The Rescuers is a film that marks a couple of firsts but mostly lasts for the Disney studio. It was one of the first films to feature some familiar names under character animation, namely Ron Clements and Glen Keane. This marks the first time color Xeroxing was used to create line work of different colors, a big achievement for the Xeroxing process. The Rescuers proved to be the first animated theatrical film successful enough to warrant a full theatrical sequel, The Rescuers Down Under. It’s also set to be the first 1970’s era Disney film to see a Diamond Edition release in 2013. This was also the last film for some of the original nine old men, like John Lounsbery (who passed away before the film’s release) and Milt Kahl (who retired).

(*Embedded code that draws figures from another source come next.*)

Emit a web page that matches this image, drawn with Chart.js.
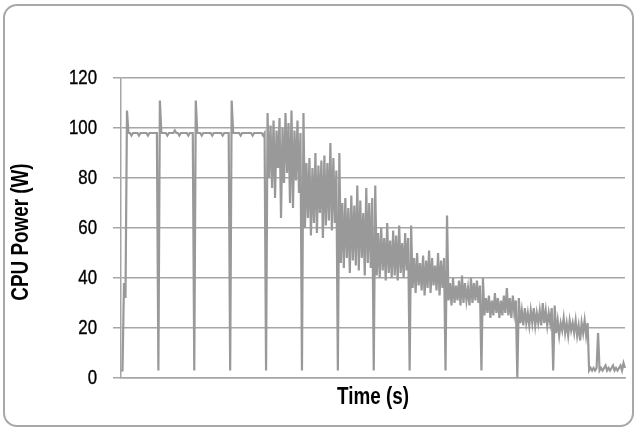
<!DOCTYPE html>
<html lang="en">
<head>
    <meta charset="UTF-8">
    <title>CPU Power</title>
    <script src="https://cdn.jsdelivr.net/npm/chart.js"></script>
    <style>
        body { margin: 0; background: #fff; }
        #wrap { position: relative; width: 636px; height: 429px; }
        #frame {
            position: absolute; left: 3px; top: 4px; width: 627px; height: 419px;
            border: 2px solid #a8a8a8; border-radius: 14px; pointer-events: none;
        }
        canvas { position: absolute; left: 0; top: 0; }
    </style>
</head>
<body>
    <div id="wrap">
        <canvas id="powerChart" width="636" height="429"></canvas>
        <div id="frame"></div>
    </div>

    <script>
        // CPU power samples, one array per load phase (W)
        const rampUp = [3, 3, 38, 32, 107, 98, 98, 97, 98, 98, 98, 98, 97, 98, 98, 98, 98, 98, 97, 98, 98, 98, 98, 98, 98];
        const phase1 = [3, 111, 98, 98, 98, 98, 97, 98, 98, 98, 98, 99, 98, 98, 97, 98, 98, 98, 98, 98, 97, 98, 98, 98];
        const phase2 = [3, 111, 98, 98, 98, 97, 98, 98, 98, 98, 98, 98, 97, 98, 98, 98, 98, 98, 98, 97, 98, 98, 98, 98];
        const phase3 = [3, 111, 98, 98, 98, 98, 98, 97, 98, 98, 98, 98, 98, 98, 98, 97, 98, 98, 98, 98, 98, 98, 97, 98];
        const phase4 = [3, 106, 80, 101, 76, 103, 72, 99, 84, 104, 64, 100, 78, 106, 82, 102, 70, 107, 68, 99, 79, 103, 74, 98];
        const phase5 = [3, 106, 60, 86, 64, 88, 57, 84, 62, 90, 58, 85, 66, 87, 56, 89, 61, 86, 63, 94, 59, 88, 62, 83];
        const phase6 = [3, 90, 46, 70, 44, 72, 48, 68, 42, 73, 47, 69, 45, 77, 43, 71, 48, 66, 41, 76, 46, 70, 44, 72];
        const phase7 = [3, 77, 41, 58, 40, 60, 43, 56, 39, 62, 42, 55, 40, 59, 41, 57, 39, 61, 42, 54, 40, 58, 43, 56];
        const phase8 = [3, 61, 36, 48, 34, 50, 37, 46, 35, 49, 33, 47, 36, 51, 34, 48, 37, 45, 35, 50, 33, 47, 36, 48];
        const phase9 = [3, 65, 31, 38, 29, 40, 30, 37, 31, 39, 29, 41, 30, 38, 31, 36, 29, 40, 30, 38, 31, 39, 30, 37];
        const phase10 = [3, 40, 25, 32, 26, 33, 24, 31, 25, 34, 26, 32, 24, 31, 25, 33, 26, 36, 25, 32, 24, 33, 26, 31];
        const phase11 = [0, 32, 22, 27, 21, 28, 22, 26, 21, 27, 22, 28, 21, 26, 22, 27, 21, 30, 22, 27, 21, 26, 22, 28];
        const phase12 = [3, 29, 18, 23, 17, 22, 19, 24, 18, 22, 17, 23, 19, 22, 18, 23, 17, 21, 15, 22, 18, 23, 17, 22];
        const idle = [3, 4, 3, 4, 3, 4, 18, 3, 4, 3, 4, 5, 3, 4, 3, 4, 5, 3, 4, 3, 4, 5, 3, 6, 4];

        const yTicks = [0, 20, 40, 60, 80, 100, 120];
        const yTitle = 'CPU Power (W)';
        const xTitle = 'Time (s)';

        const power = [].concat(rampUp, phase1, phase2, phase3, phase4, phase5, phase6,
            phase7, phase8, phase9, phase10, phase11, phase12, idle);
        const samples = power.map((_, i) => i);

        const gridColor = '#a6a6a6';
        const narrow = 0.8; // squeeze to look like a narrow face

        // draws tick labels and axis titles in a condensed style
        const narrowText = {
            id: 'narrowText',
            afterDraw(chart) {
                const c = chart.ctx;
                const area = chart.chartArea;
                const y = chart.scales.y;
                c.save();
                c.fillStyle = '#000';
                c.strokeStyle = '#000';
                c.textBaseline = 'middle';

                c.font = '21px "Liberation Sans", Arial, sans-serif';
                c.textAlign = 'right';
                c.lineWidth = 0.4;
                y.ticks.forEach(t => {
                    c.save();
                    c.translate(y.right - 24, y.getPixelForValue(t.value));
                    c.scale(narrow, 1);
                    c.fillText(String(t.value), 0, 0);
                    c.strokeText(String(t.value), 0, 0);
                    c.restore();
                });

                c.font = 'bold 23px "Liberation Sans", Arial, sans-serif';
                c.textAlign = 'center';
                c.save();
                c.translate(22, (area.top + area.bottom) / 2 + 4);
                c.rotate(-Math.PI / 2);
                c.scale(0.82, 1);
                c.fillText(yTitle, 0, 0);
                c.restore();

                c.save();
                c.translate((area.left + area.right) / 2, area.bottom + 20);
                c.scale(0.82, 1);
                c.fillText(xTitle, 0, 0);
                c.restore();

                c.restore();
            }
        };

        const ctx = document.getElementById('powerChart').getContext('2d');
        new Chart(ctx, {
            type: 'line',
            data: {
                labels: samples,
                datasets: [{
                    data: power,
                    borderColor: '#999999',
                    borderWidth: 2.2,
                    pointRadius: 0,
                    tension: 0,
                    fill: false
                }]
            },
            plugins: [narrowText],
            options: {
                responsive: false,
                animation: false,
                devicePixelRatio: 1,
                layout: { padding: { top: 78, right: 11, bottom: 0, left: 0 } },
                plugins: { legend: { display: false }, tooltip: { enabled: false } },
                scales: {
                    x: {
                        type: 'category',
                        offset: false,
                        grid: { display: false },
                        border: { display: true, color: gridColor, width: 1.5 },
                        ticks: { display: false },
                        afterFit: (scale) => { scale.height = 51; }
                    },
                    y: {
                        min: 0,
                        max: 120,
                        afterBuildTicks: (scale) => {
                            scale.ticks = yTicks.map(v => ({ value: v }));
                        },
                        grid: {
                            color: gridColor,
                            lineWidth: 1.5,
                            tickLength: 8,
                            drawTicks: true
                        },
                        border: { display: true, color: gridColor, width: 1.5 },
                        ticks: { display: false },
                        afterFit: (scale) => { scale.width = 121; }
                    }
                }
            }
        });
    </script>
</body>
</html>
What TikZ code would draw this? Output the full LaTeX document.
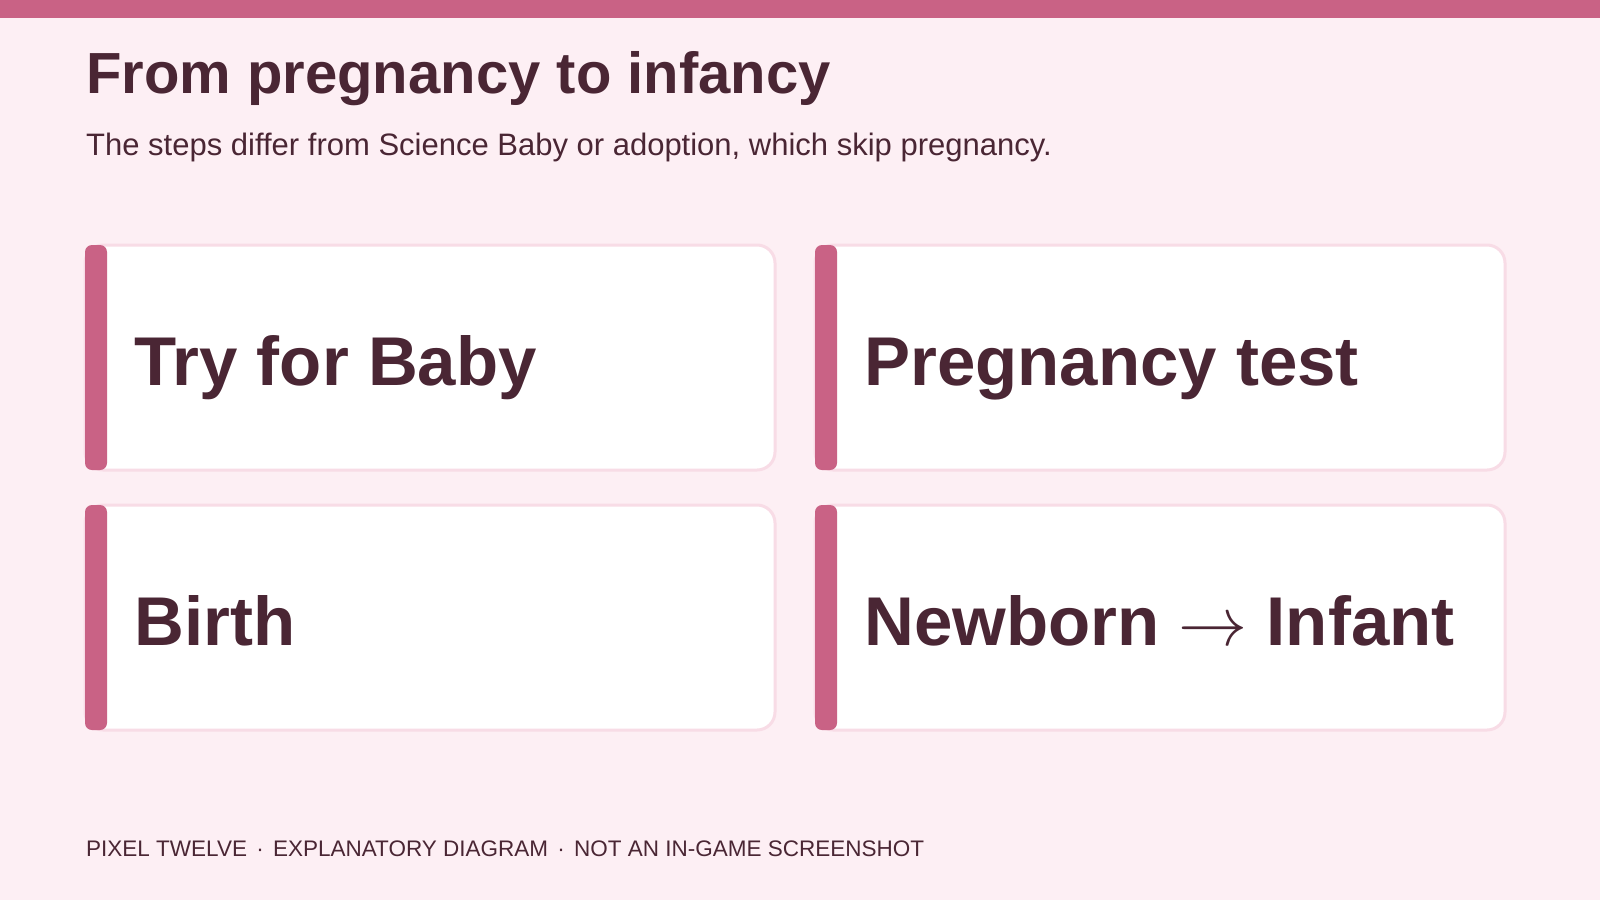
\RequirePackage{fix-cm}
\documentclass[tikz,border=0pt]{standalone}
\usepackage{fontspec}
\setmainfont{Liberation Sans}
\definecolor{bgpink}{HTML}{FDEFF4}
\definecolor{accent}{HTML}{C96285}
\definecolor{ink}{HTML}{4A2634}
\definecolor{cardline}{HTML}{F8DCE6}
\newcommand{\sepdot}{\hspace{3pt} · \hspace{3pt}}
\tikzset{
  card/.style={fill=white, draw=cardline, line width=3pt, rounded corners=18pt},
  accentbar/.style={fill=accent, rounded corners=7pt},
  cardtext/.style={anchor=base west, inner sep=0pt, text=ink, font=\fontsize{69}{80}\selectfont\bfseries},
}
\begin{document}
\begin{tikzpicture}[x=1pt,y=-1pt]
\useasboundingbox (0,0) rectangle (1600,900);
\fill[bgpink] (0,0) rectangle (1600,900);
\fill[accent] (0,0) rectangle (1600,18);
\node[anchor=base west, inner sep=0pt, text=ink, font=\fontsize{58}{66}\selectfont\bfseries] (title) at (86,93) {From pregnancy to infancy};
\node[anchor=base west, inner sep=0pt, text=ink, font=\fontsize{31}{36}\selectfont] (sub) at (86,155) {The steps differ from Science Baby or adoption, which skip pregnancy.};
% cards
\draw[card] (85,245) rectangle (775,470);
\draw[card] (815,245) rectangle (1505,470);
\draw[card] (85,505) rectangle (775,730);
\draw[card] (815,505) rectangle (1505,730);
\fill[accentbar] (85,245) rectangle (107,470);
\fill[accentbar] (815,245) rectangle (837,470);
\fill[accentbar] (85,505) rectangle (107,730);
\fill[accentbar] (815,505) rectangle (837,730);
\node[cardtext] (c1) at (134,385) {Try for Baby};
\node[cardtext] (c2) at (864,385) {Pregnancy test};
\node[cardtext] (c3) at (134,645) {Birth};
\node[cardtext] (c4) at (864,645) {Newborn $\rightarrow$ Infant};
\node[anchor=base west, inner sep=0pt, text=ink, font=\fontsize{22.5}{26}\selectfont] (foot) at (86,856) {PIXEL TWELVE\sepdot EXPLANATORY DIAGRAM\sepdot NOT AN IN-GAME SCREENSHOT};
\end{tikzpicture}
\end{document}
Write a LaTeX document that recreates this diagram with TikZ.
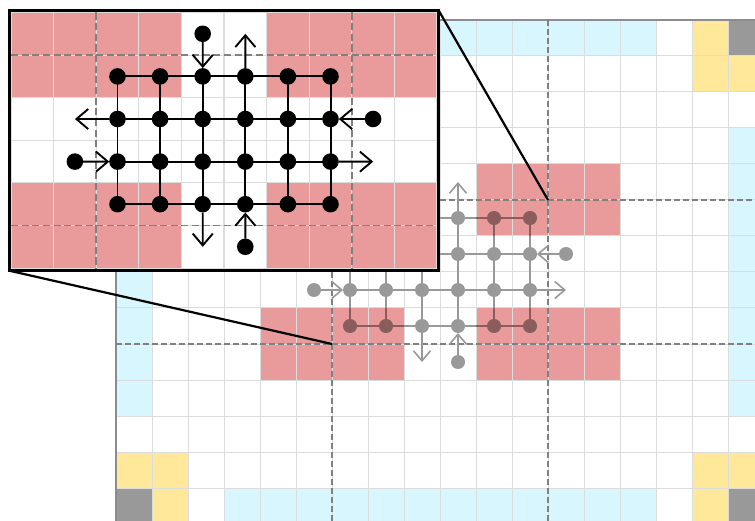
\documentclass[tikz,border=0pt]{standalone}
\usetikzlibrary{arrows.meta}
\definecolor{cellred}{HTML}{E99A9A}
\definecolor{cellcyan}{HTML}{D7F6FD}
\definecolor{cellyel}{HTML}{FFE899}
\definecolor{cellgray}{HTML}{999999}
\definecolor{gridc}{HTML}{DCDCDC}
\definecolor{borderc}{HTML}{8C8C8C}
\definecolor{dashc}{HTML}{808080}
\definecolor{graphgray}{HTML}{999999}
\definecolor{graphred}{HTML}{8C5C5C}
\tikzset{
  dotnode/.style={circle, inner sep=0pt, outer sep=0pt, minimum size=14pt},
}
\newcommand{\cellat}[3]{\fill[#1] ({116+36*#2},{20+36*#3}) rectangle ({152+36*#2},{56+36*#3});}
\newcommand{\drawcells}[1]{%
  \foreach \xa/\ya in {0/0,17/0,0/13,17/13} {\cellat{cellgray}{\xa}{\ya}}
  \foreach \xa/\ya in {1/0,0/1,1/1,16/0,16/1,17/1,0/12,1/12,1/13,16/12,17/12,16/13} {\cellat{cellyel}{\xa}{\ya}}
  \foreach \ka in {3,...,14} {\cellat{cellcyan}{\ka}{0}\cellat{cellcyan}{\ka}{13}}
  \foreach \ka in {3,...,10} {\cellat{cellcyan}{0}{\ka}\cellat{cellcyan}{17}{\ka}}
  \foreach \xa in {4,5,6,7,10,11,12,13} {\foreach \ya in {4,5,8,9} {\cellat{cellred}{\xa}{\ya}}}
  \foreach \ka in {0,...,18} {\draw[gridc, line width=1pt*#1] ({116+36*\ka},20) -- ({116+36*\ka},524);}
  \foreach \ka in {0,...,14} {\draw[gridc, line width=1pt*#1] (116,{20+36*\ka}) -- (764,{20+36*\ka});}
  \draw[borderc, line width=1.6pt*#1] (116,20) rectangle (764,524);
  \pgfmathsetmacro\dshon{6*#1}\pgfmathsetmacro\dshoff{3*#1}
  \draw[dashc, line width=1.2pt*#1, dash pattern=on \dshon pt off \dshoff pt]
    (332,20) -- (332,524) (548,20) -- (548,524) (116,200) -- (764,200) (116,344) -- (764,344);
}
\newcommand{\drawgraph}[3]{%
  \foreach \xa in {0,...,5} {\foreach \ya in {0,...,3} {\node[dotnode, fill=#2] (#1-\xa-\ya) at ({350+36*\xa},{218+36*\ya}) {};}}
  \node[dotnode, fill=#2] (#1-inl) at (314,290) {};
  \node[dotnode, fill=#2] (#1-inr) at (566,254) {};
  \node[dotnode, fill=#2] (#1-int) at (422,182) {};
  \node[dotnode, fill=#2] (#1-inb) at (458,362) {};
  \coordinate (#1-outl) at (314,254);
  \coordinate (#1-outr) at (566,290);
  \coordinate (#1-outt) at (458,182);
  \coordinate (#1-outb) at (422,362);
  \begin{scope}[color=#2, line width=1.6pt*#3, -{Straight Barb[length=10pt,width=17pt,scale=#3]}]
    \foreach \ya in {0,...,3} {\draw[-] (#1-0-\ya.center) -- (#1-5-\ya.center);}
    \foreach \xa in {0,...,5} {\draw[-] (#1-\xa-0.center) -- (#1-\xa-3.center);}
    \draw (#1-0-1) -- (#1-outl);
    \draw (#1-inr) -- (#1-5-1);
    \draw (#1-inl) -- (#1-0-2);
    \draw (#1-5-2) -- (#1-outr);
    \draw (#1-int) -- (#1-2-0);
    \draw (#1-2-3) -- (#1-outb);
    \draw (#1-3-0) -- (#1-outt);
    \draw (#1-inb) -- (#1-3-3);
  \end{scope}
}
\begin{document}
\begin{tikzpicture}[x=1pt, y=-1pt]
  \useasboundingbox (0,0) rectangle (755,521);
  \clip (0,0) rectangle (755,521);
  \fill[white] (0,0) rectangle (755,521);
  \drawcells{1}
  \drawgraph{m}{graphgray}{1}
  \begin{scope}
    \clip (260,164) rectangle (404,236) (476,164) rectangle (620,236)
          (260,308) rectangle (404,380) (476,308) rectangle (620,380);
    \drawgraph{r}{graphred}{1}
  \end{scope}
  \coordinate (lensTR) at (548,200);
  \coordinate (lensBL) at (332,344);
  \fill[white] (9.3,10.5) rectangle (438.7,270.7);
  \begin{scope}
    \clip (11,12.5) rectangle (437,268.5);
    \begin{scope}[shift={(-296.658,-181.561)}, scale=1.1833, transform shape]
      \drawcells{1.1833}
      \drawgraph{z}{black}{1.1833}
    \end{scope}
  \end{scope}
  \node[draw, line width=2.6pt, inner sep=0pt, outer sep=0pt, minimum width=429.4pt,
        minimum height=260.2pt, anchor=north west] (inset) at (9.3,10.5) {};
  \draw[line width=2.2pt] (inset.north east) -- (lensTR);
  \draw[line width=2.2pt] (inset.south west) -- (lensBL);
\end{tikzpicture}
\end{document}
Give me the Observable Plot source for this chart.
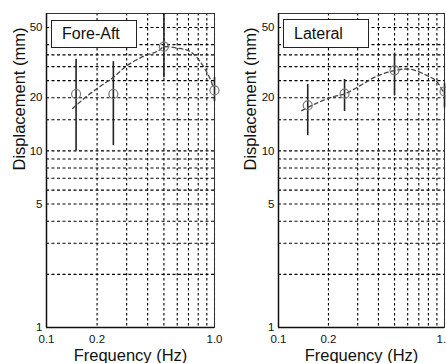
<!DOCTYPE html>
<html><head><meta charset="utf-8">
<script src="https://cdn.jsdelivr.net/npm/d3@7"></script>
<script src="https://cdn.jsdelivr.net/npm/@observablehq/plot@0.6"></script>
<style>
html,body{margin:0;padding:0;background:#fff;}
#wrap{position:relative;width:446px;height:363px;overflow:hidden;font-family:"Liberation Sans",Arial,sans-serif;}
.panel{position:absolute;top:0;}
.panel svg{max-width:none !important;}
.tag{position:absolute;box-sizing:border-box;border:1.6px solid #222;background:#fff;font-size:16px;color:#111;display:flex;align-items:center;padding-left:10px;}
</style>
</head><body>
<div id="wrap"></div>
<script>
// data
const freqs = [0.15, 0.25, 0.5, 1.0];
const foreMean = [21, 21, 39, 22];
const foreLo = [10, 10.7, 26, 19];
const foreHi = [33, 32, 60, 26];
const latMean = [18.1, 21.1, 28.6, 21.7];
const latLo = [12.2, 16.7, 20.6, 17.5];
const latHi = [23.8, 25.4, 35.8, 24];
const foreCurveF = [0.143, 0.175, 0.21, 0.25, 0.30, 0.38, 0.46, 0.50, 0.60, 0.71, 0.81, 0.92, 0.98];
const foreCurveD = [17.4, 20.5, 23.3, 26.1, 30.3, 34.4, 36.7, 38.8, 38.2, 36.7, 32.6, 26.8, 23.2];
const latCurveF = [0.138, 0.169, 0.214, 0.253, 0.312, 0.388, 0.506, 0.623, 0.78, 0.89, 0.98];
const latCurveD = [16.9, 18.6, 20.3, 21.1, 23.5, 26.4, 28.6, 29.0, 26.8, 24.9, 21.7];
const xTicks = [0.1, 0.2, 0.5, 1.0];
const yTicks = [1, 5, 10, 20, 50];
const xGrid = [0.2, 0.3, 0.4, 0.5, 0.6, 0.7, 0.8, 0.9, 1.0];
const yGrid = [2, 3, 4, 5, 6, 7, 8, 9, 10, 15, 20, 25, 30, 35, 40, 50];
const titles = ["Fore-Aft", "Lateral"];

const font = '"Liberation Sans", Arial, sans-serif';

function panel(o) {
  const pts = freqs.map((f, i) => ({f, m: o.mean[i], lo: o.lo[i], hi: o.hi[i]}));
  const curve = o.cf.map((f, i) => ({f, d: o.cd[i]}));
  return Plot.plot({
    width: o.width, height: 363,
    marginLeft: o.ml, marginRight: o.mr, marginTop: 13, marginBottom: 36,
    x: {type: "log", domain: [0.1, 1.0]},
    y: {type: "log", domain: [1, 60]},
    style: {fontFamily: font, color: "#111", background: "white", overflow: "visible", maxWidth: "none"},
    marks: [
      Plot.ruleX(xGrid, {stroke: "#000", strokeDasharray: "2.5,2.5", strokeWidth: 1.1}),
      Plot.ruleY(yGrid, {stroke: "#000", strokeDasharray: "3,2.5", strokeWidth: 1.1}),
      Plot.frame({stroke: "#333", strokeWidth: 1}),
      Plot.axisX(xTicks, {tickSize: 0, tickPadding: 7, tickFormat: d3.format(".1f"), fontSize: 11.5, label: null}),
      Plot.axisY(yTicks, {tickSize: 0, tickPadding: 4, tickFormat: d => String(d), fontSize: 11.5, label: null}),
      Plot.ruleY([1], {stroke: "#111", strokeWidth: 1.5}),
      Plot.ruleX([0.1], {stroke: "#111", strokeWidth: 1.5}),
      Plot.ruleX(pts, {x: "f", y1: "lo", y2: "hi", stroke: "#222", strokeWidth: 1.6}),
      Plot.line(curve, {x: "f", y: "d", curve: "catmull-rom", stroke: "#444", strokeWidth: 1.3, strokeDasharray: "4,3"}),
      Plot.dot(pts, {x: "f", y: "m", r: 4.5, stroke: "#777", strokeWidth: 1.2, fill: "none"}),
      Plot.text(["Displacement (mm)"], {frameAnchor: "left", dx: o.ydx, rotate: -90, fontSize: 16.5, fill: "#111"}),
      Plot.text(["Frequency (Hz)"], {frameAnchor: "bottom", dy: 28, lineAnchor: "middle", fontSize: 16.5, fill: "#111"})
    ]
  });
}

const wrap = document.getElementById("wrap");
const p1 = panel({width: 223, ml: 46, mr: 9, mean: foreMean, lo: foreLo, hi: foreHi, cf: foreCurveF, cd: foreCurveD, ydx: -27});
const p2 = panel({width: 240, ml: 55, mr: 19, mean: latMean, lo: latLo, hi: latHi, cf: latCurveF, cd: latCurveD, ydx: -28});
const d1 = document.createElement("div"); d1.className = "panel"; d1.style.left = "0px"; d1.style.width = "223px"; d1.appendChild(p1);
const d2 = document.createElement("div"); d2.className = "panel"; d2.style.left = "223px"; d2.style.width = "240px"; d2.appendChild(p2);
wrap.appendChild(d1); wrap.appendChild(d2);

const boxes = [{left: 51, top: 20, w: 86, h: 28}, {left: 283, top: 19, w: 86, h: 29}];
titles.forEach((t, i) => {
  const b = document.createElement("div");
  b.className = "tag";
  b.style.left = boxes[i].left + "px"; b.style.top = boxes[i].top + "px";
  b.style.width = boxes[i].w + "px"; b.style.height = boxes[i].h + "px";
  b.textContent = t;
  wrap.appendChild(b);
});
</script>
</body></html>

It would also be the last Disney animated film to receive an Oscar Nomination until The Little Mermaid was released in 1989, with “Someone’s Waiting for You” for Best Song.
Frank Thomas and Ollie Johnston actually went so far to say that The Rescuers was the best film that they made after Walt’s passing. Truth be told, I never got to actually see The Rescuers as a kid. I had a book and a cassette tape that I would listen to that told the story of The Rescuers and I remember watching The Rescuers Down Under quite a bit, but I never got to see the first film until it was released on video in 1999. For some reason, it was a film that never really stuck with me then, but after watching it this time, I can understand why this film is loved by so many.
For one thing, I was close to tears for almost all of Penny’s scenes. I know that many of you have gathered that I’m a bit of a crier, and you wouldn’t be wrong, but I say if there’s one thing that’s actually worth your tears, it’s a film that’s moved you. Penny was the emotional lynchpin holding this film together. It’s impossible not to feel for this little girl who only has two friends in her life; one of them is an old cat and the other one is her teddy bear. There have been a fair few animated children up until this point, but with Penny Disney animation reached a whole new level on animating kids. There were a lot of little moments with her that added layers of realism to her character, like the way she pulled on her nightgown and how she carried Rufus. The audience wasn’t watching a cartoon of a little girl; they were watching a real little girl yearning for love and a family.
Penny was only a slight indication of the quality of animation in this film. Just about all of the main characters were joys to watch, in particularly Bernard and Bianca. Bianca was Eva Gabor’s second foray into Disney (the first being Duchess in The AristoCats), and though she was technically just being herself, she made Bianca a chic delight that men could not help but fall in love with. She was the perfect combination of brave and classy. There have been quite a few sharply dressed Disney heroines, but I don’t think any of them can top Bianca for being so fashion forward. The hat and coat that she wears when she and Bernard fly down to the Devil’s Bayou looked absolutely perfect on her.
But the movie would not have been the same without Bernard, who was given an amazing everyman voice by none other than Bob Newhart. Though he was hesitant to take on the mission of rescuing Penny, Bernard proved himself to be an affective investigator since he was the one primarily making the deductions and asking the questions at the orphanage. His superstitious nature was a really cute aspect for his character, but in the end he proved himself to be more than worthy of leading man status. If any of those official dignitaries from the Rescue Aid Society had gone with Miss Bianca instead of Bernard, they might not have been able to start the swamp mobile when the pressure was on.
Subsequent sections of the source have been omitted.